I was at a loss for the next step. I buried the blade of the hand axe into the tough locust of my chopping block and stepped out to the edge of the terrace. The yard sloped away down past the garden into forest and the forest fell away, on and on until forest became a gray abstraction against an empty sky. I scanned the faint line between cloud and mountain as if I might find an answer there, a clue to explain what was to happen to us now. Just then, the wind blew back the hood of my parka and I was no longer under its shadow but under sky. Maybe it was this that made me, at just that instant, look up.

 

On a morning when apparitions of past and future had come and gone like scenes in an endless bad dream, at first I doubted my eyes. Maybe this too was a wraith, a mirage. Above me barely higher than the roof of the cabin, an adult male Bald Eagle floated motionless as if painted on canvas of low clouds. Each feather was distinct, sharp-edged.
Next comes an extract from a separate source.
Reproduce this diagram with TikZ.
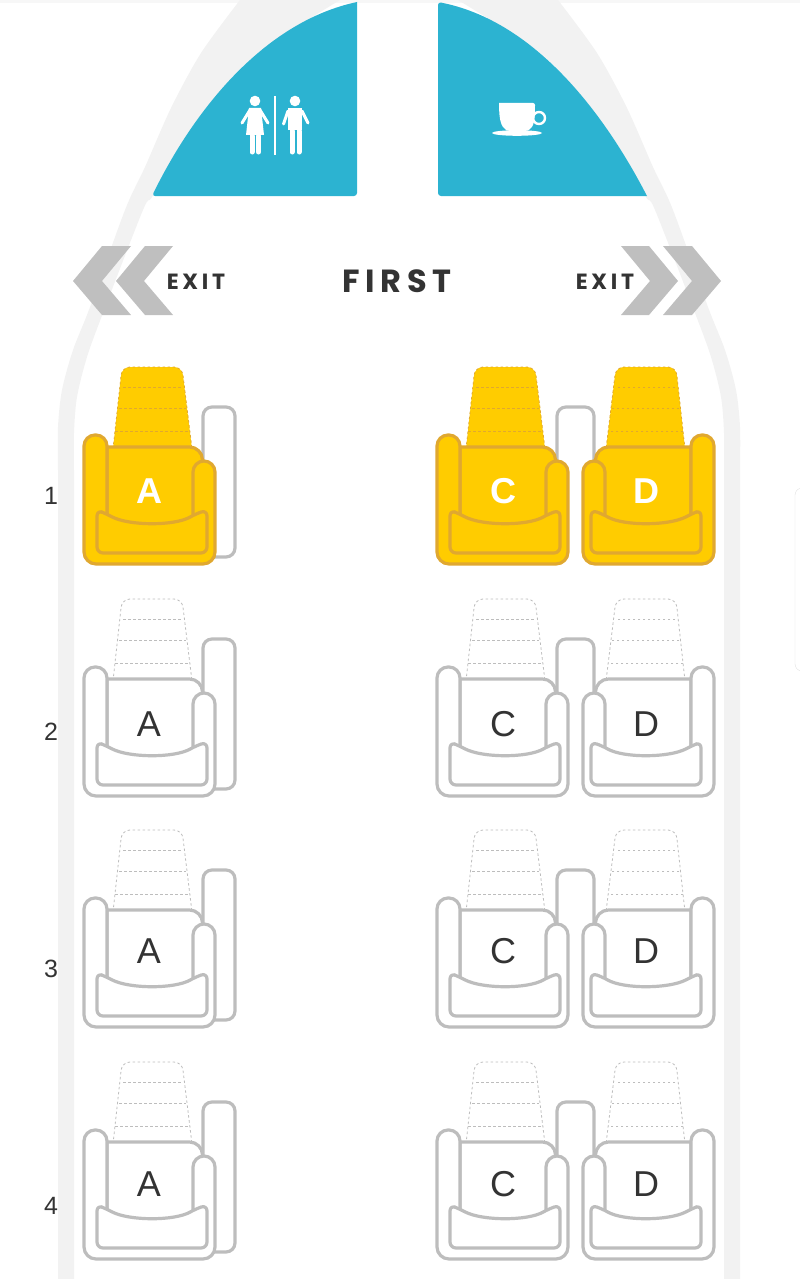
\documentclass[tikz,border=0pt]{standalone}
\usepackage{fontspec}
\setmainfont{Liberation Sans}
\newfontfamily\signfont[LetterSpace=17]{Poppins}
\usetikzlibrary{positioning}

\definecolor{bandgray}{HTML}{F2F2F2}
\definecolor{cabinblue}{HTML}{2CB3D1}
\definecolor{arrowgray}{HTML}{BFBFBF}
\definecolor{seatgray}{HTML}{BDBDBD}
\definecolor{seatyellow}{HTML}{FFCC00}
\definecolor{seatedge}{HTML}{E0A830}
\definecolor{inkdark}{HTML}{333333}

\tikzset{
    seatline/.style={draw=seatstroke, line width=3.2pt, line join=round},
    dashline/.style={draw=seatdash, line width=0.8pt, dash pattern=on 2.5pt off 2.5pt},
    trayline/.style={draw=seatgray, fill=white, line width=3.2pt},
    rowlabel/.style={font=\fontsize{25}{25}\selectfont, text=inkdark, inner sep=0pt},
    exitlabel/.style={font=\signfont\fontsize{22}{22}\selectfont\bfseries, text=inkdark, inner sep=0pt},
    iconlimb/.style={draw=white, line cap=round, line width=3pt},
    iconleg/.style={draw=white, line cap=round, line width=5pt},
    seat/.pic={
        \draw[dashline, fill=seatfill, rounded corners=8pt]
            (-36.5,449) -- (-27.5,367) -- (32.5,367) -- (42.5,449); % Backrest
        \draw[dashline] (-26.5,387) -- (32.5,387);
        \draw[dashline] (-30.5,408) -- (36.5,408);
        \draw[dashline] (-34.5,431) -- (40.5,431);
        \draw[seatline, fill=seatfill] (-42.5,520) -- (-42.5,447) [rounded corners=13pt] -- (53,447) -- (53,520); % Back cushion
        \draw[seatline, fill=seatfill] (-42.5,520) [rounded corners=11pt] -- (-42.5,435) -- (-65.5,435)
            [rounded corners=12pt] -- (-65.5,564) -- (65.5,564) [rounded corners=11pt] -- (65.5,461) -- (43.5,461) -- (43.5,520); % Arms
        \draw[seatline, fill=seatfill, rounded corners=6pt] (-52.5,553) -- (-52.5,510) -- (-43,514)
            .. controls (-20,526) and (25,526) .. (46,514) -- (57.5,510) -- (57.5,553) -- cycle; % Cushion
    }
}

\begin{document}
\begin{tikzpicture}[x=1pt,y=-1pt]
    \useasboundingbox (0,0) rectangle (800,1279);

    % Fuselage
    \fill[black!3] (0,0) rectangle (800,3);
    \foreach \flip/\off in {1/0,-1/798}{
        \begin{scope}[xshift=\off,xscale=\flip]
            \fill[bandgray] (58,1279) -- plot[smooth] coordinates {(58,470) (58,427) (62,390) (73,350) (90,307) (125,210) (145,167) (171,108) (201,53) (240,0)}
                -- plot[smooth] coordinates {(340,0) (267,46) (233,77) (200,117) (173,157) (152,197) (143,210) (103,313) (87,357) (77,397) (74,433) (74,470)} -- (74,1279) -- cycle;
        \end{scope}
    }

    % Cabins
    \fill[cabinblue] (152,196) .. controls (193,112) and (263,22) .. (357,2) [rounded corners=3pt] -- (357,196) -- cycle;
    \fill[cabinblue] (438,2) .. controls (530,20) and (600,105) .. (647,196) [rounded corners=3pt] -- (438,196) -- cycle;

    % Lavatory sign
    \fill[white] (255,101) circle (5.3); % Woman
    \fill[white] (249,108) -- (261,108) -- (264,135) -- (246,135) -- cycle;
    \draw[iconlimb] (250,110) -- (242,123);
    \draw[iconlimb] (260,110) -- (268,123);
    \draw[iconleg] (252,136) -- (252,152);
    \draw[iconleg] (258.5,136) -- (258.5,152);
    \draw[draw=white, line width=2.6pt] (275,96) -- (275,155); % Divider
    \fill[white] (295,101) circle (5.3); % Man
    \fill[white] (288,108) -- (302,108) -- (302,130) -- (288,130) -- cycle;
    \draw[iconlimb] (288,111) -- (283.5,124);
    \draw[iconlimb] (302,111) -- (308,123);
    \draw[iconleg] (292,131) -- (292,152);
    \draw[iconleg] (299,131) -- (299,152);

    % Cup
    \draw[draw=white, line width=2.4pt] (539,118) circle (6);
    \fill[white, rounded corners=2pt] (499,103) -- (535,103) .. controls (535,120) and (534,127) .. (527,131) -- (508,131) .. controls (501,127) and (499,120) .. (499,103);
    \fill[white] (517,133) ellipse (25 and 2.8);

    % Exit arrows
    \foreach \flip/\off in {1/0,-1/794}{
        \begin{scope}[xshift=\off,xscale=\flip]
            \fill[arrowgray] (73,281) -- (102,246) -- (131,246) -- (102,281) -- (131,315) -- (102,315) -- cycle;
            \fill[arrowgray] (116,281) -- (145,246) -- (173,246) -- (144,281) -- (173,315) -- (145,315) -- cycle;
        \end{scope}
    }
    \node[exitlabel] (exitleft) at (196,282) {EXIT};
    \node[exitlabel] (exitright) at (605,282) {EXIT};
    \node[font=\signfont\fontsize{32}{32}\selectfont\bfseries, text=inkdark, inner sep=0pt] (cabinname) at (397,281) {FIRST};

    % Seats
    \foreach \r/\dy/\ly/\ny/\sfill/\sline/\sdash/\sink/\sser in {
        1/0/491/496/seatyellow/seatedge/seatedge/white/bx,
        2/232/724/732/white/seatgray/seatgray/inkdark/m,
        3/463/951/969/white/seatgray/seatgray/inkdark/m,
        4/695/1184/1206/white/seatgray/seatgray/inkdark/m}{
        \colorlet{seatfill}{\sfill}
        \colorlet{seatstroke}{\sline}
        \colorlet{seatdash}{\sdash}
        \colorlet{seatink}{\sink}
        \begin{scope}[yshift=-\dy]
            \draw[trayline, rounded corners=9pt] (203,557) rectangle (235,407); % Side tray
            \draw[draw=seatgray, line width=3.2pt, rounded corners=9pt] (557,462) -- (557,407) -- (594,407) -- (594,462);
        \end{scope}
        \pic at (149.5,\dy) {seat};
        \pic at (502.5,\dy) {seat};
        \pic[xscale=-1] at (648.5,\dy) {seat};
        \node[font=\fontsize{36}{36}\fontseries{\sser}\selectfont, text=seatink, inner sep=0pt] (seatA\r) at (149,\ly) {A};
        \node[font=\fontsize{36}{36}\fontseries{\sser}\selectfont, text=seatink, inner sep=0pt] (seatC\r) at (503,\ly) {C};
        \node[font=\fontsize{36}{36}\fontseries{\sser}\selectfont, text=seatink, inner sep=0pt] (seatD\r) at (646,\ly) {D};
        \node[rowlabel] (row\r) at (51,\ny) {\r};
    }

    % Page edge
    \draw[draw=black!12, rounded corners=7pt] (803,488) -- (795,488) -- (795,671) -- (803,671);
\end{tikzpicture}
\end{document}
His powerful beak parted the wind like the prow of a ship against strong current. Facing into the gale, the massive bird did not move, neither forward or back. He turned his head slightly and looked down with one piercing-cold yellow eye, as if he had expected me to look up. Maybe he had been there watching all along, from the moment that the cedar had brought me face to face with my new life here. I will never know.

 

I do know that the overshadowing of those wings at that moment was my burning bush. This was my sign, this bird that spread its wings above me like an angel, motionless while the wind lifted him, held him up. This was my messenger come to proclaim that, while there would be strong winds in days ahead that would make us pull inside ourselves unsure of tomorrow, we would stay the course, face the hard times, and make our way forward. The eagle hovered there until the winds slacked and he could move ahead into that force that both opposed and lifted him. Then, the seraph came unpinned from the sky, moved out of the painted canvas of heaven, and moved on. He was heading north.

 

* * *  *  *

 

Ann and I made our peace with the uncertainties. We agreed that while we would go on planning and dreaming, we would be patient, present in each day, ready when the right place came along. She moved up to join me in the cabin in the fall of 1998. Six months later we were working to restore the old home place here on Goose Creek. Two years after the eagle came, we spent our first night in our refurbished farmhouse on a plot of land we call “Here’s Home.” We seem to have been moving to this very place for many, many years.

 

And so in late October on the anniversary of the day of the eagle, we climb to the rim of our valley and look down on what is now our home. It is a time of remembrance and thanksgiving, a time to look back and see the Providence that has hovered over us as we have walked haltingly by faith. We reach the summit and stand, breathing heavily, facing due south. We remember the day that the eagle looked down on a bewildered man who did not understand then that a few miles north into the wind, he would one day find home.